--- Begin ---

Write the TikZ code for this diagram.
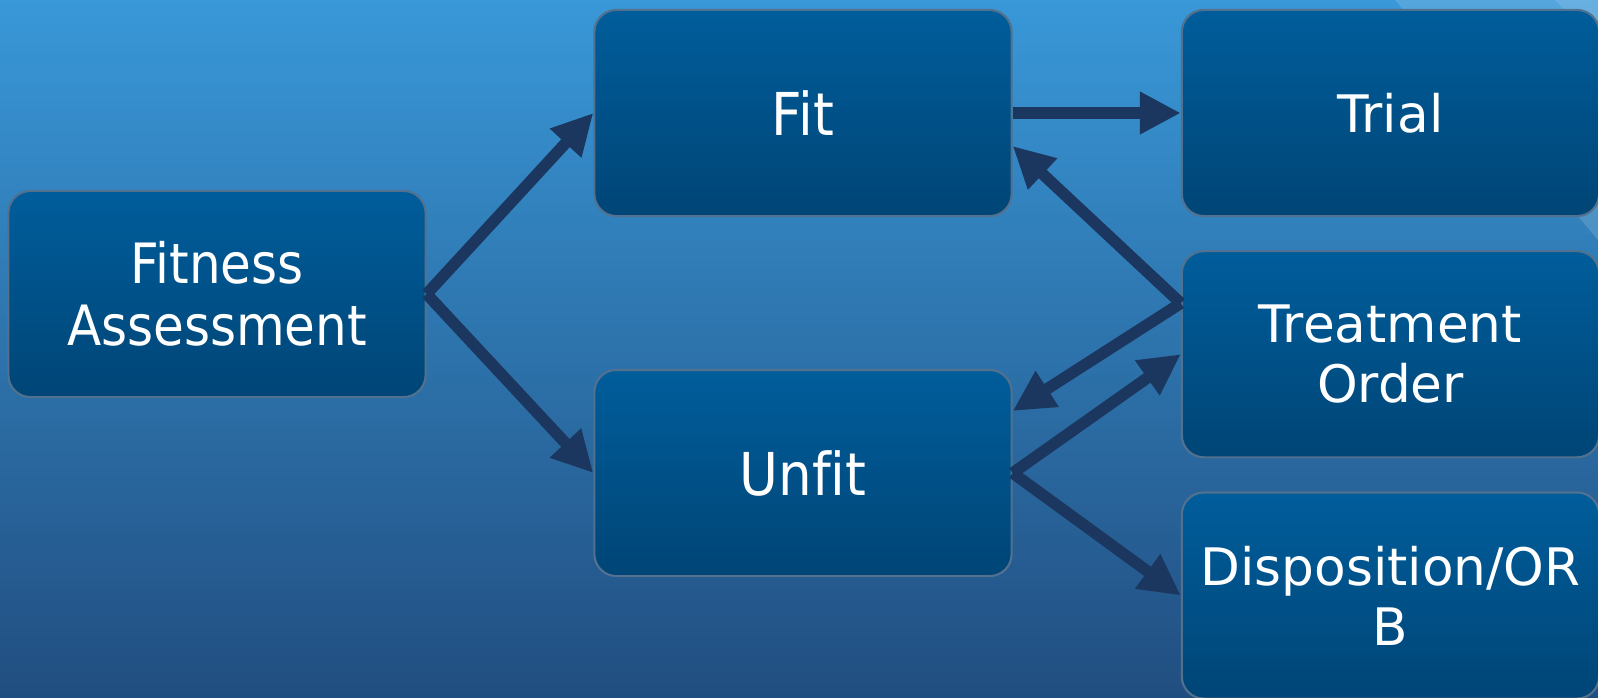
\documentclass[tikz,border=0pt]{standalone}
\usepackage{fontspec}
\setsansfont{DejaVu Sans}[Ligatures=NoCommon]
\newfontfamily\condfont{DejaVu Sans}[FakeStretch=0.9, Ligatures=NoCommon]
\usetikzlibrary{arrows.meta, positioning}
\definecolor{bgtop}{HTML}{3998D8}
\definecolor{bgbot}{HTML}{214E80}
\definecolor{boxtop}{HTML}{005D9B}
\definecolor{boxbot}{HTML}{004576}
\definecolor{boxedge}{HTML}{52718F}
\definecolor{arrowcol}{HTML}{1C375F}

\begin{document}
\begin{tikzpicture}[x=0.01cm, y=-0.01cm,
  stage/.style={draw=boxedge, line width=0.6pt, rounded corners=0.22cm,
                top color=boxtop, bottom color=boxbot, minimum width=4.17cm,
                minimum height=2.06cm, align=center, text=white, inner sep=0pt},
  wide/.style={stage, font=\sffamily\fontsize{14.7}{17.1}\selectfont},
  narrow/.style={stage, font=\condfont\fontsize{16.8}{17.6}\selectfont},
  arr/.style={-{Triangle[length=0.41cm, width=0.4cm]}, line width=0.115cm, draw=arrowcol},
  node distance=0.33cm and 1.68cm,
]
  \fill[top color=bgtop, bottom color=bgbot] (0,0) rectangle (1598,697);
  \useasboundingbox (0,0) rectangle (1598,697);
  \fill[white, opacity=0.14] (1395,0) -- (1598,0) -- (1598,240) -- cycle;
  \fill[white, opacity=0.12] (1555,0) -- (1598,0) -- (1598,45) -- cycle;

  \node[narrow, font=\condfont\fontsize{15.8}{17.6}\selectfont] (fitness) at (217,294) {Fitness\\Assessment};
  \node[narrow] (fit) at (803,113) {Fit};
  \node[narrow] (unfit) at (803,473) {Unfit};
  \node[wide, right=of fit] (trial) {Trial};
  \node[wide, below=of trial] (treat) {Treatment\\Order};
  \node[wide, below=of treat] (disp) {Disposition/OR\\B};

  \draw[arr] (fitness.east) -- (fit.west);
  \draw[arr] (fitness.east) -- (unfit.west);
  \draw[arr] (fit.east) -- (trial.west);
  \draw[arr] ([yshift=0.51cm]treat.west) -- ([yshift=-0.33cm]fit.east);
  \draw[arr] ([yshift=0.51cm]treat.west) -- ([yshift=0.62cm]unfit.east);
  \draw[arr] (unfit.east) -- (treat.west);
  \draw[arr] (unfit.east) -- (disp.west);
\end{tikzpicture}
\end{document}
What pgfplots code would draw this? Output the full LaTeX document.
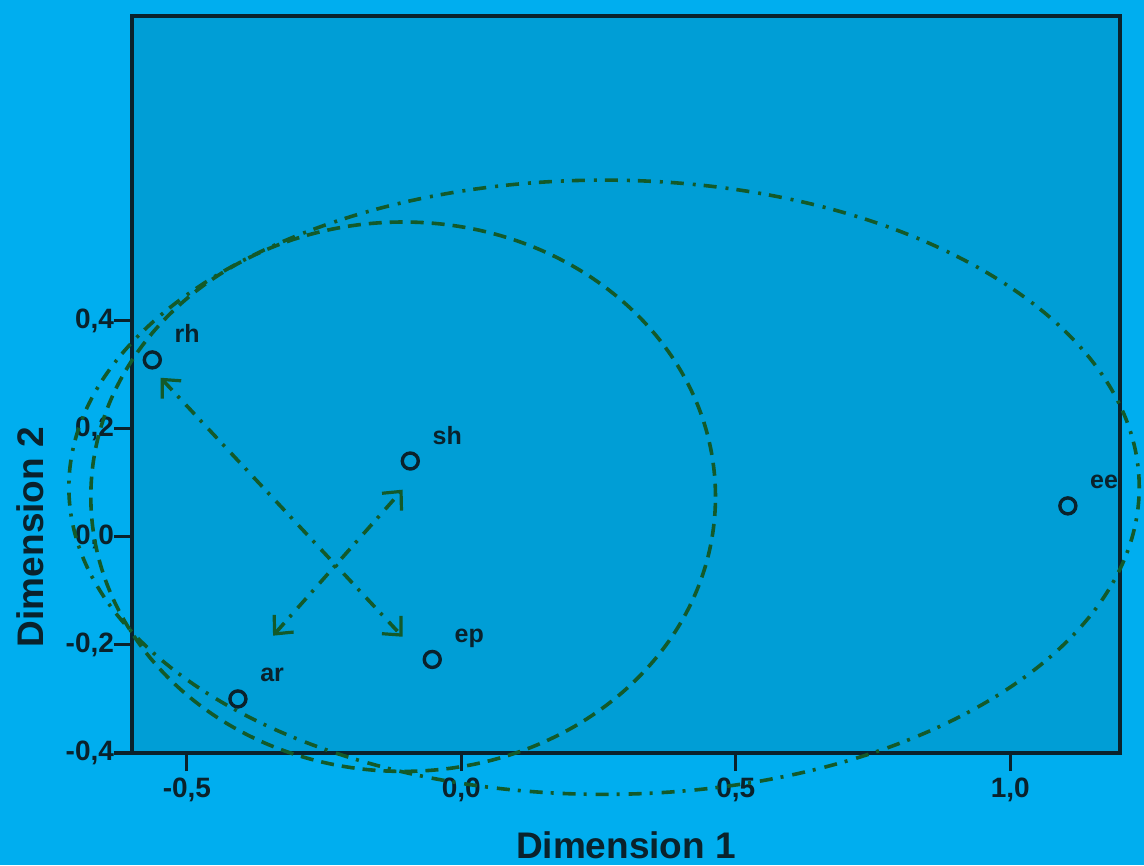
\documentclass[border=0pt]{standalone}
\usepackage{fontspec}
\setmainfont{Liberation Sans}
\usepackage{pgfplots}
\pgfplotsset{compat=1.18}
\usetikzlibrary{arrows.meta}
\definecolor{outerblue}{HTML}{00AEEF}
\definecolor{innerblue}{HTML}{009ED6}
\definecolor{axcol}{HTML}{0A222C}
\definecolor{ellgreen}{HTML}{135A2A}
\begin{document}
\begin{tikzpicture}
\fill[outerblue] (-66pt,-56pt) rectangle (506pt,376.5pt);
\begin{axis}[
  at={(0,0)}, anchor=south west,
  scale only axis, width=494pt, height=368.5pt,
  xmin=-0.6, xmax=1.2, ymin=-0.4, ymax=0.963,
  xtick={-0.5,0,0.5,1}, ytick={-0.4,-0.2,0,0.2,0.4},
  axis background/.style={fill=innerblue},
  axis line style={line width=2.2pt, color=axcol},
  tick align=outside, xtick pos=bottom, ytick pos=left,
  major tick length=9pt,
  tick style={line width=1.6pt, color=axcol},
  minor tick num=0,
  /pgf/number format/.cd, fixed, fixed zerofill, precision=1, use comma, assume math mode=true,
  /pgfplots/.cd,
  ticklabel style={font=\bfseries\fontsize{14}{14}\selectfont, text=axcol},
  yticklabel style={xshift=3.5pt},
  xlabel={Dimension 1}, ylabel={Dimension 2},
  label style={font=\bfseries\fontsize{18.5}{18.5}\selectfont, text=axcol},
  xlabel style={at={(axis description cs:0.5,-0.125)}, anchor=center},
  ylabel style={at={(axis description cs:-0.103,0.293)}, anchor=center, rotate=0},
  clip=false,
]
% ellipses
\draw[ellgreen, line width=1.8pt, dash pattern=on 6.5pt off 4pt]
  (axis cs:-0.106,0.074) ellipse [x radius=0.569, y radius=0.508];
\draw[ellgreen, line width=1.8pt, dash pattern=on 6.5pt off 4pt on 1.5pt off 4.5pt]
  (axis cs:0.260,0.0915) ellipse [x radius=0.975, y radius=0.568];
% arrows
\addplot[ellgreen, line width=1.8pt, dash pattern=on 6.5pt off 4pt on 1.5pt off 4.5pt,
  {Straight Barb[length=7pt,width=13pt,line width=1.6pt]}-{Straight Barb[length=7pt,width=13pt,line width=1.6pt]}]
  coordinates {(-0.548,0.294) (-0.107,-0.185)};
\addplot[ellgreen, line width=1.8pt, dash pattern=on 6.5pt off 4pt on 1.5pt off 4.5pt,
  {Straight Barb[length=7pt,width=13pt,line width=1.6pt]}-{Straight Barb[length=7pt,width=13pt,line width=1.6pt]}]
  coordinates {(-0.343,-0.183) (-0.107,0.087)};
% points
\addplot[only marks, mark=o, mark size=4pt, line width=1.7pt, color=axcol,
  point meta=explicit symbolic, nodes near coords,
  nodes near coords style={anchor=base west, xshift=7pt, yshift=8.5pt,
    font=\bfseries\fontsize{12.5}{12.5}\selectfont, text=axcol}]
  coordinates {
    (-0.563,0.327) [rh]
    (-0.093,0.140) [sh]
    (1.105,0.057) [ee]
    (-0.053,-0.227) [ep]
    (-0.407,-0.300) [ar]
  };
\end{axis}
\end{tikzpicture}
\end{document}
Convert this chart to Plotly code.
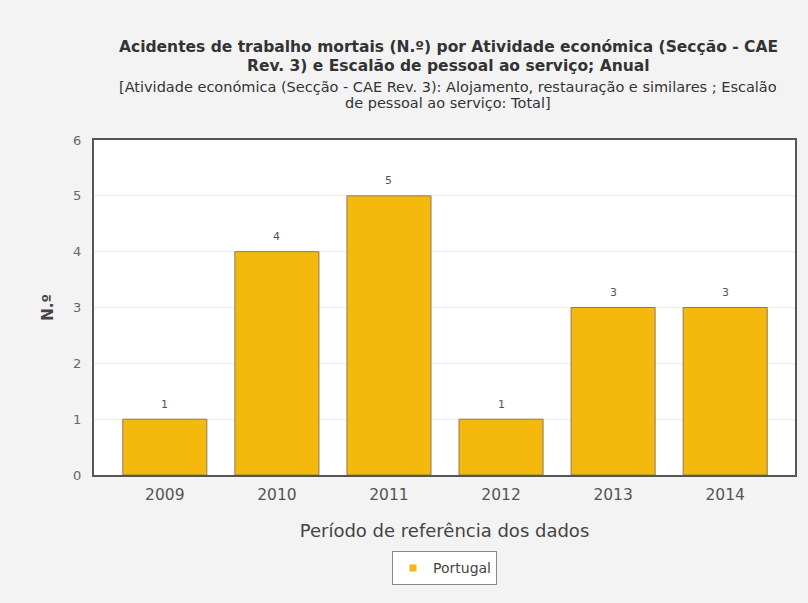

--- End ---

JOB >>
Each line in the records above should be reproduced exactly; images are not copied.

THE SOLUTION >>
Write the TikZ code for this diagram.
\documentclass[tikz,border=0pt]{standalone}
\usepackage{fontspec}
\setsansfont{DejaVu Sans}[Ligatures=NoCommon]
\newfontfamily\condfont{DejaVu Sans}[FakeStretch=0.9, Ligatures=NoCommon]
\usetikzlibrary{arrows.meta, positioning}
\definecolor{bgtop}{HTML}{3998D8}
\definecolor{bgbot}{HTML}{214E80}
\definecolor{boxtop}{HTML}{005D9B}
\definecolor{boxbot}{HTML}{004576}
\definecolor{boxedge}{HTML}{52718F}
\definecolor{arrowcol}{HTML}{1C375F}

\begin{document}
\begin{tikzpicture}[x=0.01cm, y=-0.01cm,
  stage/.style={draw=boxedge, line width=0.6pt, rounded corners=0.22cm,
                top color=boxtop, bottom color=boxbot, minimum width=4.17cm,
                minimum height=2.06cm, align=center, text=white, inner sep=0pt},
  wide/.style={stage, font=\sffamily\fontsize{14.7}{17.1}\selectfont},
  narrow/.style={stage, font=\condfont\fontsize{16.8}{17.6}\selectfont},
  arr/.style={-{Triangle[length=0.41cm, width=0.4cm]}, line width=0.115cm, draw=arrowcol},
  node distance=0.33cm and 1.68cm,
]
  \fill[top color=bgtop, bottom color=bgbot] (0,0) rectangle (1598,697);
  \useasboundingbox (0,0) rectangle (1598,697);
  \fill[white, opacity=0.14] (1395,0) -- (1598,0) -- (1598,240) -- cycle;
  \fill[white, opacity=0.12] (1555,0) -- (1598,0) -- (1598,45) -- cycle;

  \node[narrow, font=\condfont\fontsize{15.8}{17.6}\selectfont] (fitness) at (217,294) {Fitness\\Assessment};
  \node[narrow] (fit) at (803,113) {Fit};
  \node[narrow] (unfit) at (803,473) {Unfit};
  \node[wide, right=of fit] (trial) {Trial};
  \node[wide, below=of trial] (treat) {Treatment\\Order};
  \node[wide, below=of treat] (disp) {Disposition/OR\\B};

  \draw[arr] (fitness.east) -- (fit.west);
  \draw[arr] (fitness.east) -- (unfit.west);
  \draw[arr] (fit.east) -- (trial.west);
  \draw[arr] ([yshift=0.51cm]treat.west) -- ([yshift=-0.33cm]fit.east);
  \draw[arr] ([yshift=0.51cm]treat.west) -- ([yshift=0.62cm]unfit.east);
  \draw[arr] (unfit.east) -- (treat.west);
  \draw[arr] (unfit.east) -- (disp.west);
\end{tikzpicture}
\end{document}
What pgfplots code would draw this? Output the full LaTeX document.
\documentclass[border=0pt]{standalone}
\usepackage{fontspec}
\setmainfont{Liberation Sans}
\usepackage{pgfplots}
\pgfplotsset{compat=1.18}
\usetikzlibrary{arrows.meta}
\definecolor{outerblue}{HTML}{00AEEF}
\definecolor{innerblue}{HTML}{009ED6}
\definecolor{axcol}{HTML}{0A222C}
\definecolor{ellgreen}{HTML}{135A2A}
\begin{document}
\begin{tikzpicture}
\fill[outerblue] (-66pt,-56pt) rectangle (506pt,376.5pt);
\begin{axis}[
  at={(0,0)}, anchor=south west,
  scale only axis, width=494pt, height=368.5pt,
  xmin=-0.6, xmax=1.2, ymin=-0.4, ymax=0.963,
  xtick={-0.5,0,0.5,1}, ytick={-0.4,-0.2,0,0.2,0.4},
  axis background/.style={fill=innerblue},
  axis line style={line width=2.2pt, color=axcol},
  tick align=outside, xtick pos=bottom, ytick pos=left,
  major tick length=9pt,
  tick style={line width=1.6pt, color=axcol},
  minor tick num=0,
  /pgf/number format/.cd, fixed, fixed zerofill, precision=1, use comma, assume math mode=true,
  /pgfplots/.cd,
  ticklabel style={font=\bfseries\fontsize{14}{14}\selectfont, text=axcol},
  yticklabel style={xshift=3.5pt},
  xlabel={Dimension 1}, ylabel={Dimension 2},
  label style={font=\bfseries\fontsize{18.5}{18.5}\selectfont, text=axcol},
  xlabel style={at={(axis description cs:0.5,-0.125)}, anchor=center},
  ylabel style={at={(axis description cs:-0.103,0.293)}, anchor=center, rotate=0},
  clip=false,
]
% ellipses
\draw[ellgreen, line width=1.8pt, dash pattern=on 6.5pt off 4pt]
  (axis cs:-0.106,0.074) ellipse [x radius=0.569, y radius=0.508];
\draw[ellgreen, line width=1.8pt, dash pattern=on 6.5pt off 4pt on 1.5pt off 4.5pt]
  (axis cs:0.260,0.0915) ellipse [x radius=0.975, y radius=0.568];
% arrows
\addplot[ellgreen, line width=1.8pt, dash pattern=on 6.5pt off 4pt on 1.5pt off 4.5pt,
  {Straight Barb[length=7pt,width=13pt,line width=1.6pt]}-{Straight Barb[length=7pt,width=13pt,line width=1.6pt]}]
  coordinates {(-0.548,0.294) (-0.107,-0.185)};
\addplot[ellgreen, line width=1.8pt, dash pattern=on 6.5pt off 4pt on 1.5pt off 4.5pt,
  {Straight Barb[length=7pt,width=13pt,line width=1.6pt]}-{Straight Barb[length=7pt,width=13pt,line width=1.6pt]}]
  coordinates {(-0.343,-0.183) (-0.107,0.087)};
% points
\addplot[only marks, mark=o, mark size=4pt, line width=1.7pt, color=axcol,
  point meta=explicit symbolic, nodes near coords,
  nodes near coords style={anchor=base west, xshift=7pt, yshift=8.5pt,
    font=\bfseries\fontsize{12.5}{12.5}\selectfont, text=axcol}]
  coordinates {
    (-0.563,0.327) [rh]
    (-0.093,0.140) [sh]
    (1.105,0.057) [ee]
    (-0.053,-0.227) [ep]
    (-0.407,-0.300) [ar]
  };
\end{axis}
\end{tikzpicture}
\end{document}
Convert this chart to Plotly code.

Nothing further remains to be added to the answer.